Beginilah jadinya kalau orang tidak mempunyai prinsip dan sikap! Tanya, adakah di antara kita yang ingin dan hendak mengikuti jejak Bang Rozi? Memperoleh ketenaran secara instan, tapi kemudian tenggelam dalam pusaran nafsu kuasa karena kedengkian semata. Dan fenomena seperti Bang Rozi ini banyak, hanya karena rasa syirik, dengki, dan benci, tidak dapat melihat realitas di sekitarnya yang sudah berubah, kemudian tidak berusaha bangkit bergerak menatap ke depan (move on), tapi malah terus menerus tenggelam dengan halusinasi, mengigau tak karuan, menghina sana sini, memaki dan mengumpat menjadi gaya hidupnya. Segala apa yang dilakukan seseorang yang bukan merupakan idola, dihina dina, tak melihat dirinya sendiri, apakah lebih mulia dari orang yang dihina dina itu. Tipologi orang yang bermental picik dan berjiwa sempit.

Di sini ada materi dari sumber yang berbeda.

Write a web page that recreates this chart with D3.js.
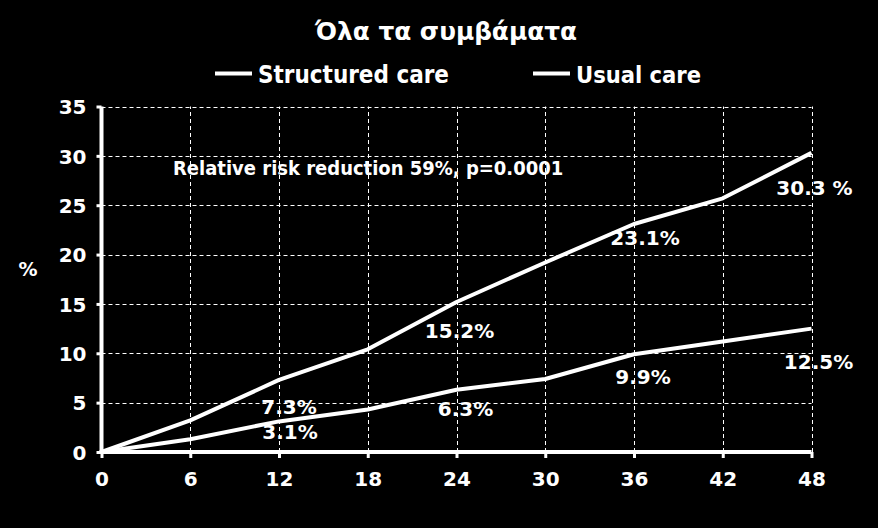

Kasus meme Presiden Jokowi yang mengunjungi Toba Samosir yang berbuntut panjang, harusnya menjadi cermin dari orang-orang bertipologi mental cupak dan berjiwa kerdil nan sempit ini. Bukan saja masyarakat biasa, tapi juga virus mental cupak dan berjiwa kerdil ini menyebar dan menjangkiti pula pada orang terdidik dan intelek, seperti anggota dewan yang terhormat, DPR. Maka doa pun bisa diplintir demi untuk memuaskan dahaga dan kehampaan hidup karena kekangan rasa syirik, benci, dan dengki yang tak berujung.